What needs to be done
Lines containing the string "this" are to be counted; report the number and nothing more.

-- BEGIN Data shown --

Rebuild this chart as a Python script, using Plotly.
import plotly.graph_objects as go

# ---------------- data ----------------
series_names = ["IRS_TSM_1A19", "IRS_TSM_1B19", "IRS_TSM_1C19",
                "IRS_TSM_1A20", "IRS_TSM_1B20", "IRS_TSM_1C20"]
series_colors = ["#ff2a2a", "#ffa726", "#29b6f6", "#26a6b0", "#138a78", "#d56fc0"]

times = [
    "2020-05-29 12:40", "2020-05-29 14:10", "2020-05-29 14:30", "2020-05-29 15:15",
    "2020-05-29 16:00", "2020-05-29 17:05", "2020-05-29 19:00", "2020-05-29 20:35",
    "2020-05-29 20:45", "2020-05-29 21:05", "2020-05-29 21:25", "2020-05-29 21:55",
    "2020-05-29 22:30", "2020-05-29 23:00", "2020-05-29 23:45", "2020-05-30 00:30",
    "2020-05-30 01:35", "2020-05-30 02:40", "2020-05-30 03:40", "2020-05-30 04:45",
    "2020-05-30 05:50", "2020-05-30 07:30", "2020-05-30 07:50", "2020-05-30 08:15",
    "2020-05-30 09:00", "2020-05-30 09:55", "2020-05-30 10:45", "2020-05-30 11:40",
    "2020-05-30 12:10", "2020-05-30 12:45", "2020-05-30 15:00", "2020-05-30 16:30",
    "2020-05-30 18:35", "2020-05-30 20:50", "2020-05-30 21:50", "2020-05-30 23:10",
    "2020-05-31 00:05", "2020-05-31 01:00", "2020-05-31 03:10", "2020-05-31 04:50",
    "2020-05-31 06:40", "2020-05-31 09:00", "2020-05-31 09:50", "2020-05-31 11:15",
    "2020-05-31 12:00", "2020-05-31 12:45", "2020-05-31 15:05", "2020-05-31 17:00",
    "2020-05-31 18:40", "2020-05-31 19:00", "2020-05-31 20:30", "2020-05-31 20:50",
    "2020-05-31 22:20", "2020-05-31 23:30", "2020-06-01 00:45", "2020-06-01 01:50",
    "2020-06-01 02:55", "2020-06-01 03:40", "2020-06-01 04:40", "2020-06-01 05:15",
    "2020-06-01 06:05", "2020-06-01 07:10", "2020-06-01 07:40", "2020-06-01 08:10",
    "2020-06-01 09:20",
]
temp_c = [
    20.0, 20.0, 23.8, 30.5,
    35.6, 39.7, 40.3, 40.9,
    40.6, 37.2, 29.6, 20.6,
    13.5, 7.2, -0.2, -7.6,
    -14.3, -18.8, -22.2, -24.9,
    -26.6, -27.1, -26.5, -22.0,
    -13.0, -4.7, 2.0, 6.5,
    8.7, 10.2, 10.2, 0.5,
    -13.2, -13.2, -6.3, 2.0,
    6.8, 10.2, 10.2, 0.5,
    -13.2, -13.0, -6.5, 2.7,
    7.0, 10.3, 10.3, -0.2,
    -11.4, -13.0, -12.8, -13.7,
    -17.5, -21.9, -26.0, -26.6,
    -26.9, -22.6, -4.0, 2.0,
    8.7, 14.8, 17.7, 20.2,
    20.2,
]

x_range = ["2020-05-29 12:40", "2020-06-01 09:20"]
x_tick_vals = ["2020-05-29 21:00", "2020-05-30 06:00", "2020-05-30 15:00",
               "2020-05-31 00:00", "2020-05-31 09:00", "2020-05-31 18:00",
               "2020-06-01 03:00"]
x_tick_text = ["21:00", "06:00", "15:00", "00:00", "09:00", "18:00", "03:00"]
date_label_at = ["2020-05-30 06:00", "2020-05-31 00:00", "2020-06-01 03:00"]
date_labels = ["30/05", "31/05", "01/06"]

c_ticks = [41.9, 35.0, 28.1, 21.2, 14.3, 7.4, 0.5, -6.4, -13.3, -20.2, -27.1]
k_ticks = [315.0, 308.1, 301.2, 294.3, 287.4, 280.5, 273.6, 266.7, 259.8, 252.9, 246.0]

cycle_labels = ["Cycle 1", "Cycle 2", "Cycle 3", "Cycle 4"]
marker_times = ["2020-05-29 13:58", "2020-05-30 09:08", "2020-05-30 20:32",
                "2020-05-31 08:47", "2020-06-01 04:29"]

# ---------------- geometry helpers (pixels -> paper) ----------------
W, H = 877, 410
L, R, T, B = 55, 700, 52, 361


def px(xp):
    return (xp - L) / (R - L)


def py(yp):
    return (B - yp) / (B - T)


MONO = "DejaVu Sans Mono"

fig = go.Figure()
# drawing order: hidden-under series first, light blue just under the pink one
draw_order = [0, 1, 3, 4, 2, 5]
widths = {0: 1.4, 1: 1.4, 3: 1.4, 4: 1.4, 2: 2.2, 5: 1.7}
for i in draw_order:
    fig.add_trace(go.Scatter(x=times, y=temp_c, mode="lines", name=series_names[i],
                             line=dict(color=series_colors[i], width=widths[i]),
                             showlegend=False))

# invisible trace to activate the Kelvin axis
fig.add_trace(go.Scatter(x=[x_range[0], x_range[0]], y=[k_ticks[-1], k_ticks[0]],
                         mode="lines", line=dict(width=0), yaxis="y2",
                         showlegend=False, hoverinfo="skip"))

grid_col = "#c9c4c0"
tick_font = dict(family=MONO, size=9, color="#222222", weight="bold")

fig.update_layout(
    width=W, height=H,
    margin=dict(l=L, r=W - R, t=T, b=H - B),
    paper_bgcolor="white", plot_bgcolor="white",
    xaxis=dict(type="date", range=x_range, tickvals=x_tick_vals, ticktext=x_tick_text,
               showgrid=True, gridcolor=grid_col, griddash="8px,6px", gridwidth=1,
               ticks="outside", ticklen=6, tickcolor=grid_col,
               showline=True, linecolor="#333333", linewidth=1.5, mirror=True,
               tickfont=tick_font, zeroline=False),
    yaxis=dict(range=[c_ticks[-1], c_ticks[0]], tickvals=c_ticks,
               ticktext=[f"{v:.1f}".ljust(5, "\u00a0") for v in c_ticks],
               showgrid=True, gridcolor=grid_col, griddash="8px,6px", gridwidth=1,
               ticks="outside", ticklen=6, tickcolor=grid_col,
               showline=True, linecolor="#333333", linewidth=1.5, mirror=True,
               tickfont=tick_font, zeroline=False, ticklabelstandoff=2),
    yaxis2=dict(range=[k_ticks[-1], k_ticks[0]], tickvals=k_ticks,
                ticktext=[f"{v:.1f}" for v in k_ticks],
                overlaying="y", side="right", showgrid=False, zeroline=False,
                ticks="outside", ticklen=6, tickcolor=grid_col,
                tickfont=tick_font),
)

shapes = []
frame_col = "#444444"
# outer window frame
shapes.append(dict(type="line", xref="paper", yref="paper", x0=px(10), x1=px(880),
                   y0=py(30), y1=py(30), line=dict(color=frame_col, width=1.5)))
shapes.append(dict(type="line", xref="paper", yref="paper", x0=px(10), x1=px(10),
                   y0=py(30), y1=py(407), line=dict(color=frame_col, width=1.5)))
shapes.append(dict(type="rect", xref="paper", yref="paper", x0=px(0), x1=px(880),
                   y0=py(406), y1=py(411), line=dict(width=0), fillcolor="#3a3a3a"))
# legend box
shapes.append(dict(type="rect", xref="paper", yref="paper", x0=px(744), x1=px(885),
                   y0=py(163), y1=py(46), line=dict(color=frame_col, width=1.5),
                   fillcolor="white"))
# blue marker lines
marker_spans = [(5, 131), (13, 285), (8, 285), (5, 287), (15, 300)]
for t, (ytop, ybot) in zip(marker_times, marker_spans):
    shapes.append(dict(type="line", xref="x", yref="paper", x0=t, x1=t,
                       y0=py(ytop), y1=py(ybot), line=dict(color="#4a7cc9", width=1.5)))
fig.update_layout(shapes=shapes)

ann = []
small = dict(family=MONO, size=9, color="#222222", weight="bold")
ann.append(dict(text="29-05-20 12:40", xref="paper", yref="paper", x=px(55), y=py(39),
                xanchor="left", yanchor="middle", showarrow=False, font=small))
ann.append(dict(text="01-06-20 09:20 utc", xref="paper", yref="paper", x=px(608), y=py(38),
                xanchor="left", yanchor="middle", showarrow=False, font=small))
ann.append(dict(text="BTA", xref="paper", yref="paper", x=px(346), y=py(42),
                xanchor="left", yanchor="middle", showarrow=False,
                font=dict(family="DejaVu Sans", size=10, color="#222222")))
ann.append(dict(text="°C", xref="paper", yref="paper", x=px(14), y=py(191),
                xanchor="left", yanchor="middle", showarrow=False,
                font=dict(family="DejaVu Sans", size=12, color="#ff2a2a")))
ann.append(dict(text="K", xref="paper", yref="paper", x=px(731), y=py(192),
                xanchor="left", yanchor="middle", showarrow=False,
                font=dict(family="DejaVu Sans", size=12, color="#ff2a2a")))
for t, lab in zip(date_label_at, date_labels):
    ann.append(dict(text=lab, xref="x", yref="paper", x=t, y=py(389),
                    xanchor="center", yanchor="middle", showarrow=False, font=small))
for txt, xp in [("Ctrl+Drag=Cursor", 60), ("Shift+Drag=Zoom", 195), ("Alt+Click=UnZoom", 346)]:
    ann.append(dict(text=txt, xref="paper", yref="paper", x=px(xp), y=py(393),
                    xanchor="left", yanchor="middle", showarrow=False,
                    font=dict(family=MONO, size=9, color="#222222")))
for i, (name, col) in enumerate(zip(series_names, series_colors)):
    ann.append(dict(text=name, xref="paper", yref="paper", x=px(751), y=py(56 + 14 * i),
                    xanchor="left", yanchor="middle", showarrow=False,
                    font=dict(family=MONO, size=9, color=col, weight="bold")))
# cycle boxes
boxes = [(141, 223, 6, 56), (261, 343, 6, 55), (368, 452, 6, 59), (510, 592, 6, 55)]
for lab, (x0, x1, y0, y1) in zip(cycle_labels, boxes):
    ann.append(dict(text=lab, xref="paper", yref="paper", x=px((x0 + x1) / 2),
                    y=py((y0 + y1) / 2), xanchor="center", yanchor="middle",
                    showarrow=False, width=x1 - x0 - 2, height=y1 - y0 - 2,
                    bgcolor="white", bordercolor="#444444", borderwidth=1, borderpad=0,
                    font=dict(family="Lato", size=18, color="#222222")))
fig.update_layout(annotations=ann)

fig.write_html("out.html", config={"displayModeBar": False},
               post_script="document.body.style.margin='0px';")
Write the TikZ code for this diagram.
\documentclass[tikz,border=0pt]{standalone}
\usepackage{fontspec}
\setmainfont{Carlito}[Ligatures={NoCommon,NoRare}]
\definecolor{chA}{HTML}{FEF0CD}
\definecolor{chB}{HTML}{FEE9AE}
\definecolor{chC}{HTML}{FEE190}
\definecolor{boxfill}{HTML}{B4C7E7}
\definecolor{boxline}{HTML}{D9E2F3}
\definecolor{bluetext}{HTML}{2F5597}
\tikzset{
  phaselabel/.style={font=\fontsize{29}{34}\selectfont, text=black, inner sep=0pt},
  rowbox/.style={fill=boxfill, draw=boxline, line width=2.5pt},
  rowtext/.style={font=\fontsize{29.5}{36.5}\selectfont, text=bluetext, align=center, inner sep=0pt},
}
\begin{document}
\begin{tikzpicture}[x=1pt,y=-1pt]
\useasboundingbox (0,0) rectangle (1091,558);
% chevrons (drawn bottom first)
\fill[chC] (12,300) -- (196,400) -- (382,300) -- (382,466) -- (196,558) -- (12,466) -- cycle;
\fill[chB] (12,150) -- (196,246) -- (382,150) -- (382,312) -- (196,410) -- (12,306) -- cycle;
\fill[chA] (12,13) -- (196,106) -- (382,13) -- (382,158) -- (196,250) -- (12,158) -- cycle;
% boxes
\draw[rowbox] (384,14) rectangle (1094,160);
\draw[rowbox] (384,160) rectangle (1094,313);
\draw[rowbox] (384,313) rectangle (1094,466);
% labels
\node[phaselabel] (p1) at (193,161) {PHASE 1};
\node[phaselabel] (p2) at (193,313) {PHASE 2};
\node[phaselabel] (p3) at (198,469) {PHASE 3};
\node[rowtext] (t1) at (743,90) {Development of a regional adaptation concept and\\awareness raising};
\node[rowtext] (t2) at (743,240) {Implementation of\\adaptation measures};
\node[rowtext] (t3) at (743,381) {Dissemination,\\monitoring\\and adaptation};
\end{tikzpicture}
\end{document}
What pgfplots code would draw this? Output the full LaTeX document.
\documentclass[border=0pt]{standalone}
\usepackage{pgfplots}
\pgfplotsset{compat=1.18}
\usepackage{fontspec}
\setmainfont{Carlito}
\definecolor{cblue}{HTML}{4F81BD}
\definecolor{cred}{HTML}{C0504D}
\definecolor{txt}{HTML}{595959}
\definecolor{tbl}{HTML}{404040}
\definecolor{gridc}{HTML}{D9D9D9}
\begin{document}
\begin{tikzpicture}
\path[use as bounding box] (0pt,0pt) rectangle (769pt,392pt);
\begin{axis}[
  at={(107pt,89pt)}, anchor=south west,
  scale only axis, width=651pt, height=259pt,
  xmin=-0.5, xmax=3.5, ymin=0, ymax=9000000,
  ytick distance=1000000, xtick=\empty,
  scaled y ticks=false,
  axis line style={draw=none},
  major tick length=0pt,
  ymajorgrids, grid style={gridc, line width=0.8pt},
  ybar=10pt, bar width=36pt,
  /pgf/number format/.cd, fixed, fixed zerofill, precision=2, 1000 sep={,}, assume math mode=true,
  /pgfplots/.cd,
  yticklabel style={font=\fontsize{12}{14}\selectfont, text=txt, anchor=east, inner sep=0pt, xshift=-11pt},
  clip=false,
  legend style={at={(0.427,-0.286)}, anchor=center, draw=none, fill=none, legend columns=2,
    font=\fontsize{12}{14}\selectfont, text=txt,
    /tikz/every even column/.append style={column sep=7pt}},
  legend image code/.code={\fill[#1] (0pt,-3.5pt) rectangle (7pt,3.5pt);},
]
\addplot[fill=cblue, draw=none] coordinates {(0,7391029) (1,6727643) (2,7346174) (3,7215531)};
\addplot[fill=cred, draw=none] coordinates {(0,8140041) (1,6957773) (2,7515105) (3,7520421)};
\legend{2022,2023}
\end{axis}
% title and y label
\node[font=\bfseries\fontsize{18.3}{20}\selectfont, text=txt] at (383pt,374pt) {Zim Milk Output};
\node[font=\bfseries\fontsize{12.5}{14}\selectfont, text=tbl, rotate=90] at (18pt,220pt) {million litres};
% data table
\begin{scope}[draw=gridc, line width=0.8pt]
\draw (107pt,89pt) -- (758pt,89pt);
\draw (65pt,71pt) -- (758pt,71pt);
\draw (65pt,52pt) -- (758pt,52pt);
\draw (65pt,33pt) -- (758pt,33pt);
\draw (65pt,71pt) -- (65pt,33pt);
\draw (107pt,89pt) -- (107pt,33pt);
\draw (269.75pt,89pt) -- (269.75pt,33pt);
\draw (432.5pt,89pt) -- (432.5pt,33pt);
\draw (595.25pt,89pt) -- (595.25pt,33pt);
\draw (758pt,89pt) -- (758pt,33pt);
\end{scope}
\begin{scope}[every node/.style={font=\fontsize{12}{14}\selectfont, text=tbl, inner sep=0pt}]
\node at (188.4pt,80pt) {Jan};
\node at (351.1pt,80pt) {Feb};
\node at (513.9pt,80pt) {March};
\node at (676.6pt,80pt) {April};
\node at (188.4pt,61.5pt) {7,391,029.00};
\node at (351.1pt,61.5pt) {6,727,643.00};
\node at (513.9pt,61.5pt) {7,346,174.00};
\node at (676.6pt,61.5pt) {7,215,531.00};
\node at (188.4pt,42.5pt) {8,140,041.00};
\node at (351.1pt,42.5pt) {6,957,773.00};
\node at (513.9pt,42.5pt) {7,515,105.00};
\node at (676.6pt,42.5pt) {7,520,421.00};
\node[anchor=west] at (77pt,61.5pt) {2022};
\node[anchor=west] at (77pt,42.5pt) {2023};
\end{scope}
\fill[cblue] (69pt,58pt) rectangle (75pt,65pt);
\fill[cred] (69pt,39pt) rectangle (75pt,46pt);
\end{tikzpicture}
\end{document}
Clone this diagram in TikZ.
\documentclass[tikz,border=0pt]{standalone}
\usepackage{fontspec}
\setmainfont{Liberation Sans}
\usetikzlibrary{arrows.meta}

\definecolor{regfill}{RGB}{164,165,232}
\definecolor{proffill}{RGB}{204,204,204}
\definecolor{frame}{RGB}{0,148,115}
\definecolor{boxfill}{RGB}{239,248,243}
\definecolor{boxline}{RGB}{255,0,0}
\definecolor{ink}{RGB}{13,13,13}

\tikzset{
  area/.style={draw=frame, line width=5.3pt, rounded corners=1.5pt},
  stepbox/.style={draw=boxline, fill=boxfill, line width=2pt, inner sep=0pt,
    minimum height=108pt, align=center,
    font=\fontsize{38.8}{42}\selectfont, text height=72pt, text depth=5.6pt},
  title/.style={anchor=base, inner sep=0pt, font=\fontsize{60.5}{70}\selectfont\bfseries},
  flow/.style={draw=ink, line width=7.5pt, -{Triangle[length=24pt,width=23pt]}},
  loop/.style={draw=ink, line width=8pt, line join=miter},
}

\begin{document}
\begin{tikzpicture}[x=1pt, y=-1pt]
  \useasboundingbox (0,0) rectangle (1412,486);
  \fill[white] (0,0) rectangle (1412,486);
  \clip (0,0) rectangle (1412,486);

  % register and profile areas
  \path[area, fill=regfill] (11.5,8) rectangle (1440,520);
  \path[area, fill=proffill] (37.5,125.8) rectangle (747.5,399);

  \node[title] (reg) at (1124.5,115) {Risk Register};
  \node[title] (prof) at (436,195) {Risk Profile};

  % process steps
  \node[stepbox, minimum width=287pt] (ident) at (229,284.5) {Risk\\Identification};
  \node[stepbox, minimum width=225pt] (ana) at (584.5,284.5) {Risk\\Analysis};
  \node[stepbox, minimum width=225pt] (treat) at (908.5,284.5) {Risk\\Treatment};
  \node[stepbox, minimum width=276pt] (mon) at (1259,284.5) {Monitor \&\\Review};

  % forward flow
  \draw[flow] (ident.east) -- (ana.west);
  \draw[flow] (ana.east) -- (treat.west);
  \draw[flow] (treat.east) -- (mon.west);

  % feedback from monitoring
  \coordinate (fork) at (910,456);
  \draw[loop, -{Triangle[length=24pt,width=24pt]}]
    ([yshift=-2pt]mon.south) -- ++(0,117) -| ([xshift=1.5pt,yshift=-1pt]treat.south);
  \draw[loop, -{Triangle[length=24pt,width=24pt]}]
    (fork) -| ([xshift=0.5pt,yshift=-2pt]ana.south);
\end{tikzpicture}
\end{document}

-- END Data shown --

Finished task
4